No one can be at the same time a sincere Catholic and a true socialist.

--Pius XI, May 15, 1931

From socialism's earliest beginnings down through the years to the present, the Roman Catholic Church has branded the Marxist doctrine of socialism with its disapproval. That disapproval became such a political reflex that Catholic parties often seemed to be identified with opposition to social progress itself. The effort to correct this impression, plus the urgent menace of Communism, gave birth, in post-World War II in Europe, to the surprisingly successful Christian Democratic movements in Italy, Western Germany, Belgium and France.

The Flowering. In all these parties, there was a planned detachment from church direction, a deliberate effort to accept collaboration with progressive, socialist and even specifically anticlerical parties. During the first ten postwar years, Christian Democracy had a great flowering. Today, only in Chancellor Konrad Adenauer's West Germany, where they are the party of the center, are the Christian Democrats still riding high.

In Italy the Christian Democrats still dominate, but with no clear majority; the party suffers from immobility because it includes too many political shadings from left to right, unified only by Catholicism. The West German party, in a nation that is less than 50% Roman Catholic, has shrewdly salted its basically Catholic leadership with Protestants. In France the Catholic M.R.P. Party, with its "good Europeans" Georges Bidault and Robert Schuman, is a declining force because the supersensitive issue of state aid to Catholic schools has split it from its Socialist allies.

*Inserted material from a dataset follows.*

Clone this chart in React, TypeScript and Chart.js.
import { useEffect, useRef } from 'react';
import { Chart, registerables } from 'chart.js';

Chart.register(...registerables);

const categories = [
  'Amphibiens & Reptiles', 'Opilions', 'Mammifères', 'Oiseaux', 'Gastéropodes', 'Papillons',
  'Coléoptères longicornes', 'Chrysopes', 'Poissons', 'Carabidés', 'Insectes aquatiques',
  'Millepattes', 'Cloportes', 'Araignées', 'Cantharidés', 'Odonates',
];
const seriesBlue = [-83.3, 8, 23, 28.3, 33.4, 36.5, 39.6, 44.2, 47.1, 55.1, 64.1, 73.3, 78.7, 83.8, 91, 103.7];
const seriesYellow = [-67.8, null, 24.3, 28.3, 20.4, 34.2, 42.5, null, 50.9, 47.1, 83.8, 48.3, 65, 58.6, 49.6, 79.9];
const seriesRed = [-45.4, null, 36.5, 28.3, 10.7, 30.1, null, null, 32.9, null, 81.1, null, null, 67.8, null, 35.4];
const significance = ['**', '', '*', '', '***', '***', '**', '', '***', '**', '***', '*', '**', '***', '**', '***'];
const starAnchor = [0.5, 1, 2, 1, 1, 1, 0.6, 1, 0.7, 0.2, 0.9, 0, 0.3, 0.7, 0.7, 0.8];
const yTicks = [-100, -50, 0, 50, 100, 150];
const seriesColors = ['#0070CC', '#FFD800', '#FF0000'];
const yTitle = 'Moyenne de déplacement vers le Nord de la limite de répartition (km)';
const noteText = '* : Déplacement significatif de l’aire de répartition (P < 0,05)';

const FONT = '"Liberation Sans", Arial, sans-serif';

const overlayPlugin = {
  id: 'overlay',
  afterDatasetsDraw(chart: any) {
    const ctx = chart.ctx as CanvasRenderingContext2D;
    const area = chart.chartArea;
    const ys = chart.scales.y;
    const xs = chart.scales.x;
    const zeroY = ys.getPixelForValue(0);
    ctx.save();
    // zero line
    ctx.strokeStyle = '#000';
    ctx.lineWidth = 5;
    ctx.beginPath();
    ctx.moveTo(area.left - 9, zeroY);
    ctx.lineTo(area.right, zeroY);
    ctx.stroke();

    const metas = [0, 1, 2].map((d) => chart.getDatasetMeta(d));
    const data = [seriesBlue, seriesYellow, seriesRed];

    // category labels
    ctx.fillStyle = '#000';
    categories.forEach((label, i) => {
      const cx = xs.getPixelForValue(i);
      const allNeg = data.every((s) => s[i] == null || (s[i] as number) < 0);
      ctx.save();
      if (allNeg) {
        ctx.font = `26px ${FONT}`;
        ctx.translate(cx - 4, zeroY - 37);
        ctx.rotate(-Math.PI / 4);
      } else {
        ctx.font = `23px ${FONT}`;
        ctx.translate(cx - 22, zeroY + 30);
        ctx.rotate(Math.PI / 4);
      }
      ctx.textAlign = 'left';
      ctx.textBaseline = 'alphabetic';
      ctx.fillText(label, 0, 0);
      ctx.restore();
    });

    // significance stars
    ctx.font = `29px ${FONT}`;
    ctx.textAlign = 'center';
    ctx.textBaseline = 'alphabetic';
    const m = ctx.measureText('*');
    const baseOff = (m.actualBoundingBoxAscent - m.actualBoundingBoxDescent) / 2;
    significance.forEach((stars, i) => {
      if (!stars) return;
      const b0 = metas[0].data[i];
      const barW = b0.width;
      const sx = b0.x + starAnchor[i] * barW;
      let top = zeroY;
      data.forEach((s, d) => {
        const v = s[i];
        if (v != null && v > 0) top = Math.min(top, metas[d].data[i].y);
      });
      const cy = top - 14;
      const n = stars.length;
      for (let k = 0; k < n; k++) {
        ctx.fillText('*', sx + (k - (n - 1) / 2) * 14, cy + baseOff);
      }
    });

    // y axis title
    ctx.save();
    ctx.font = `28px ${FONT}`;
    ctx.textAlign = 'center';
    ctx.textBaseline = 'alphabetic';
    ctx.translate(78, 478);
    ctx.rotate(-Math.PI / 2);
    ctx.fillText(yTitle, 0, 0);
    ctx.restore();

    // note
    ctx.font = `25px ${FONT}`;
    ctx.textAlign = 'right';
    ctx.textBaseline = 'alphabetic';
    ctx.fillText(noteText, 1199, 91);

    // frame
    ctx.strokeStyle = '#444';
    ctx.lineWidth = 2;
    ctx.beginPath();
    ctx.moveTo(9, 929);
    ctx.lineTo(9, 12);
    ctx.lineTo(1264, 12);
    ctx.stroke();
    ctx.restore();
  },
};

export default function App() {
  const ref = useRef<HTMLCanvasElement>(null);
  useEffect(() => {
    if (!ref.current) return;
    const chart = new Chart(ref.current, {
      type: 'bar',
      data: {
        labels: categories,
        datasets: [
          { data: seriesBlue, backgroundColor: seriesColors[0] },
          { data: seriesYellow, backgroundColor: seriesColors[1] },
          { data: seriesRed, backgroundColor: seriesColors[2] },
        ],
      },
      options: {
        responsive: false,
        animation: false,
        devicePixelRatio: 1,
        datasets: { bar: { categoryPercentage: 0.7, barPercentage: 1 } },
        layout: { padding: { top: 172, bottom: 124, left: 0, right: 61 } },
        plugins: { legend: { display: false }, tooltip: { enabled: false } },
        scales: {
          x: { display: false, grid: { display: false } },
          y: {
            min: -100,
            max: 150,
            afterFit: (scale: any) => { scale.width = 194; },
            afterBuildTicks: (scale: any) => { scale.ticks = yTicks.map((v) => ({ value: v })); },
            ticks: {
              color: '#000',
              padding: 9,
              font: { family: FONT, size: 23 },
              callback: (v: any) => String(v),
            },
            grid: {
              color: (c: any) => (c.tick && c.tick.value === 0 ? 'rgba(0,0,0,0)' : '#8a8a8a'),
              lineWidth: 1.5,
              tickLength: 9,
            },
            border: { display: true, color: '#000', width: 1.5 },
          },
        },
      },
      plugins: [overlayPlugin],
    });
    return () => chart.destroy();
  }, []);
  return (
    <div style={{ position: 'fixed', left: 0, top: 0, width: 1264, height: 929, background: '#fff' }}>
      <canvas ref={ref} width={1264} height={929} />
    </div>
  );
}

Accustomed to moving surely in countries where Catholicism's dominance is unchallenged, but more cautiously elsewhere, the church has lately been heard with increasing force on the old subject of the church and socialism. In recent weeks, Catholic functionaries have come to the aid of the party in three countries:

West Germany. The Bishop of Muen-ster, Dr. Michael Keller, last month told Catholic workers that as Catholics they should consider themselves prohibited from voting Socialist. "It is a question of conscience, not one of political judgment," he said. Though Adenauer's Christian Democratic leaders privately welcomed the effect the bishop's pronouncement would have on rural and women voters, they were careful not to endorse the bishop's views publicly: they do not want to alienate Protestant voters in the fall's national elections.

Belgium. Cardinal Van Roey. Primate of Belgium, three weeks ago struck back at the Socialist-Liberal government coalition, which has cut subsidies to Catholic schools. He sent a message of instruction to all Belgian priests: "When you are asked if a believer can in conscience, in the forthcoming general elections, vote for a party which combats or menaces religious or moral interests, the answer must be that this cannot be justified and cannot be permitted without grave danger to his conscience."

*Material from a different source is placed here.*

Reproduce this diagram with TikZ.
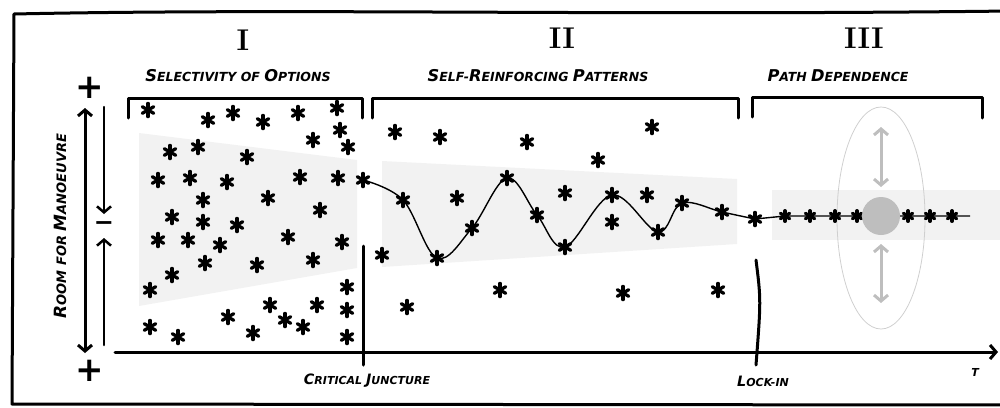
\documentclass[tikz,border=0pt]{standalone}
\usepackage{fontspec}
\newfontfamily\hand{DejaVu Sans}
\usetikzlibrary{arrows.meta,shapes.geometric}

\definecolor{band}{HTML}{F2F2F2}
\definecolor{hubgray}{HTML}{BEBEBE}
\definecolor{rimgray}{HTML}{CFCFCF}
\newcommand\hcap[1]{\scalebox{1.3}{#1}}

\tikzset{
  opt/.style={circle,inner sep=0pt,minimum size={2*#1+4.4pt},
    path picture={\foreach \a in {90,30,-30}
      \draw[line width=3.3pt,line cap=round]
        ([shift={(\a:#1)}]path picture bounding box.center) --
        ([shift={(\a+180:#1)}]path picture bounding box.center);}},
  opt/.default=6.6pt,
  brace/.style={line width=3pt,line cap=round,line join=round},
  axis/.style={line width=3pt,line cap=round},
  barbs/.style={arrows={#1},>={Straight Barb[length=6pt,width=14pt]}},
  head/.style={font=\hand\bfseries\itshape\fontsize{12.5}{14}\selectfont,inner sep=1pt},
  numeral/.style={font=\bfseries\fontsize{30}{30}\selectfont},
  sign/.style={font=\hand\bfseries\fontsize{34}{34}\selectfont,inner sep=0pt}
}

\begin{document}
\begin{tikzpicture}[x=1pt,y=-1pt]
\useasboundingbox (0,0) rectangle (1000,407);
\clip (0,0) rectangle (1000,407);

% shaded bands
\fill[band] (139,133) -- (357,160) -- (357,268) -- (139,306) -- cycle;
\fill[band] (382,161) -- (737,179) -- (737,244) -- (382,267) -- cycle;
\fill[band] (772,190) rectangle (1000,240);

% frame
\draw[line width=3pt,line join=round] (1010,11) .. controls (600,16) and (300,8) .. (14,14)
  -- (12,404) -- (1010,405);

% phases
\node[numeral] (n1) at (243,40) {I};
\node[numeral] (n2) at (562,38) {II};
\node[numeral] (n3) at (864,38) {III};
\node[head] (h1) at (238,76) {\hcap{S}ELECTIVITY OF \hcap{O}PTIONS};
\node[head] (h2) at (538,76) {\hcap{S}ELF-\hcap{R}EINFORCING \hcap{P}ATTERNS};
\node[head] (h3) at (838,76) {\hcap{P}ATH \hcap{D}EPENDENCE};
\draw[brace] (128,118) -- (128,98) -- (362,98) -- (362,118);
\draw[brace] (372,118) -- (372,98) -- (738,98) -- (738,118);
\draw[brace] (752,117) -- (752,97) -- (982,97) -- (982,118);

% room for manoeuvre
\node[sign] (plus1) at (90,88) {+};
\node[sign] (plus2) at (90,371) {+};
\node[sign,font=\hand\bfseries\fontsize{24}{24}\selectfont] (minus) at (104,226) {−};
\coordinate (r1) at (85,108);
\coordinate (r2) at (85,353);
\coordinate (m1) at (104,107);
\coordinate (m2) at (104,214);
\coordinate (m3) at (104,345);
\coordinate (m4) at (104,238);
\draw[axis,barbs={<->}] (r1) -- (r2);
\draw[axis,line width=2.5pt,barbs={->}] (m1) -- (m2);
\draw[axis,line width=2.5pt,barbs={->}] (m3) -- (m4);
\node[head,rotate=90,font=\hand\bfseries\itshape\fontsize{13}{15}\selectfont] (room) at (60,226)
  {\hcap{R}OOM FOR \hcap{M}ANOEUVRE};

% time axis
\coordinate (t0) at (115,352);
\coordinate (t1) at (998,352);
\draw[axis,barbs={->}] (t0) -- (t1);
\node[head,font=\hand\bfseries\itshape\fontsize{11}{12}\selectfont] (tlab) at (975,372) {T};
\coordinate (cj1) at (363,246);
\coordinate (cj2) at (363,365);
\coordinate (li1) at (756,260);
\coordinate (li2) at (756,365);
\draw[axis] (cj1) -- (cj2);
\draw[axis] (li1) .. controls (761,300) .. (li2);
\node[head,font=\hand\bfseries\itshape\fontsize{11}{13}\selectfont] (cj) at (367,381)
  {\hcap{C}RITICAL \hcap{J}UNCTURE};
\node[head,font=\hand\bfseries\itshape\fontsize{11}{13}\selectfont] (li) at (763,381)
  {\hcap{L}OCK-IN};

% basin of path dependence
\node[ellipse,draw=rimgray,line width=0.8pt,minimum width=88pt,minimum height=222pt] (basin) at (881,218) {};
\coordinate (u1) at (881,127);
\coordinate (u2) at (881,187);
\coordinate (d1) at (881,244);
\coordinate (d2) at (881,303);
\draw[axis,hubgray,barbs={<->}] (u1) -- (u2);
\draw[axis,hubgray,barbs={<->}] (d1) -- (d2);
\coordinate (lineend) at (970,216);

% options, phase I
\begin{scope}[every node/.style={opt}]
\node (a1) at (148,110) {}; \node (a2) at (208,120) {}; \node (a3) at (233,113) {};
\node (a4) at (263,122) {}; \node (a5) at (298,113) {}; \node (a6) at (337,108) {};
\node (a7) at (340,130) {}; \node (a8) at (313,140) {}; \node (a9) at (348,147) {};
\node (a10) at (170,152) {}; \node (a11) at (198,147) {}; \node (a12) at (247,157) {};
\node (a13) at (158,180) {}; \node (a14) at (190,178) {}; \node (a15) at (227,182) {};
\node (a16) at (300,177) {}; \node (a17) at (338,178) {}; \node (a18) at (203,200) {};
\node (a19) at (268,198) {}; \node (a20) at (320,210) {}; \node (a21) at (172,217) {};
\node (a22) at (203,222) {}; \node (a23) at (237,225) {}; \node (a24) at (158,240) {};
\node (a25) at (188,240) {}; \node (a26) at (220,245) {}; \node (a27) at (288,237) {};
\node (a28) at (342,242) {}; \node (a29) at (205,263) {}; \node (a30) at (257,265) {};
\node (a31) at (313,260) {}; \node (a32) at (172,275) {}; \node (a33) at (150,290) {};
\node (a34) at (347,287) {}; \node (a35) at (270,305) {}; \node (a36) at (317,305) {};
\node (a37) at (347,310) {}; \node (a38) at (228,317) {}; \node (a39) at (285,320) {};
\node (a40) at (303,327) {}; \node (a41) at (150,327) {}; \node (a42) at (178,337) {};
\node (a43) at (253,333) {}; \node (a44) at (347,337) {};
\end{scope}

% options, phase II
\begin{scope}[every node/.style={opt}]
\node (b1) at (395,132) {}; \node (b2) at (440,137) {}; \node (b3) at (527,142) {};
\node (b4) at (652,127) {}; \node (b5) at (598,160) {}; \node (b6) at (457,198) {};
\node (b7) at (565,193) {}; \node (b8) at (647,195) {}; \node (b9) at (612,222) {};
\node (b10) at (382,255) {}; \node (b11) at (500,290) {}; \node (b12) at (623,293) {};
\node (b13) at (718,290) {}; \node (b14) at (407,307) {};
\end{scope}

% the path taken
\begin{scope}[every node/.style={opt}]
\node (p1) at (363,180) {};
\node (p2) at (403,200) {};
\node (p3) at (437,258) {};
\node (p4) at (472,228) {};
\node (p5) at (507,178) {};
\node (p6) at (537,215) {};
\node (p7) at (565,247) {};
\node (p8) at (612,195) {};
\node (p9) at (658,232) {};
\node (p10) at (682,203) {};
\node (p11) at (722,212) {};
\node (p12) at (755,219) {};
\end{scope}
\draw[line width=1.4pt] plot[smooth,tension=0.6] coordinates {(p1.center) (p2.center) (p3.center)
  (p4.center) (p5.center) (p6.center) (p7.center) (p8.center) (p9.center) (p10.center)
  (p11.center) (p12.center)};
\draw[line width=1.4pt] (p12.center) -- (785,216) -- (lineend);

% options, phase III
\begin{scope}[every node/.style={opt=5.3pt}]
\node (c1) at (785,216) {}; \node (c2) at (810,216) {}; \node (c3) at (835,216) {};
\node (c4) at (857,216) {}; \node (c5) at (908,216) {}; \node (c6) at (930,216) {};
\node (c7) at (952,216) {};
\end{scope}
\node[circle,fill=hubgray,minimum size=38pt,inner sep=0pt] (hub) at (881,216) {};
\end{tikzpicture}
\end{document}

The Netherlands. The Catholic Archbishopric reiterated a mandate issued three years before, when the Catholic People's Party became alarmed over the inroads made among Catholic voters by the Labor (socialist) Party. Warned the mandate: "Whoever follows the development without prejudice must fear that our political power and influence will crumble. It is not permissible for a Catholic to be a member of socialist associations, such as The Netherlands Federation of Trade Unions, or to visit socialist gatherings regularly, to read the socialist press regularly, or to listen to the socialist radio network regularly." Those who defied the mandate were threatened with refusal of the sacraments. If an offender died unrepentant, he could be refused church burial.

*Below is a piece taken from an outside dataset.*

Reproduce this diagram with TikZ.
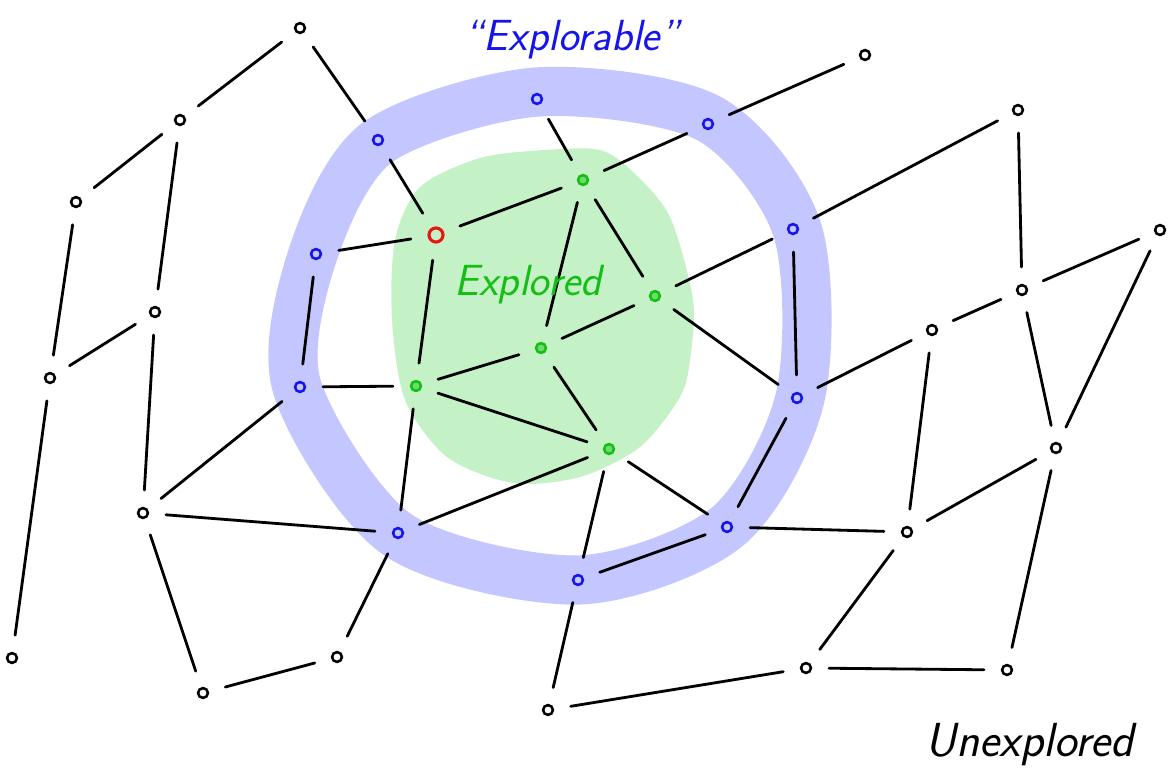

Explaining this new insistence on an old position, a high Vatican official was candid. "Any time we collaborate with the socialists, it is to combat the worse evil of Communism. Whenever there is a danger that socialism may attain its program, we are against it. Now in West Germany, Holland and Belgium, socialism, instead of being an added strength against Communism, has turned into a strength-sapping preacher of neutralism. Those who vote for it, vote against a Christian concept of society."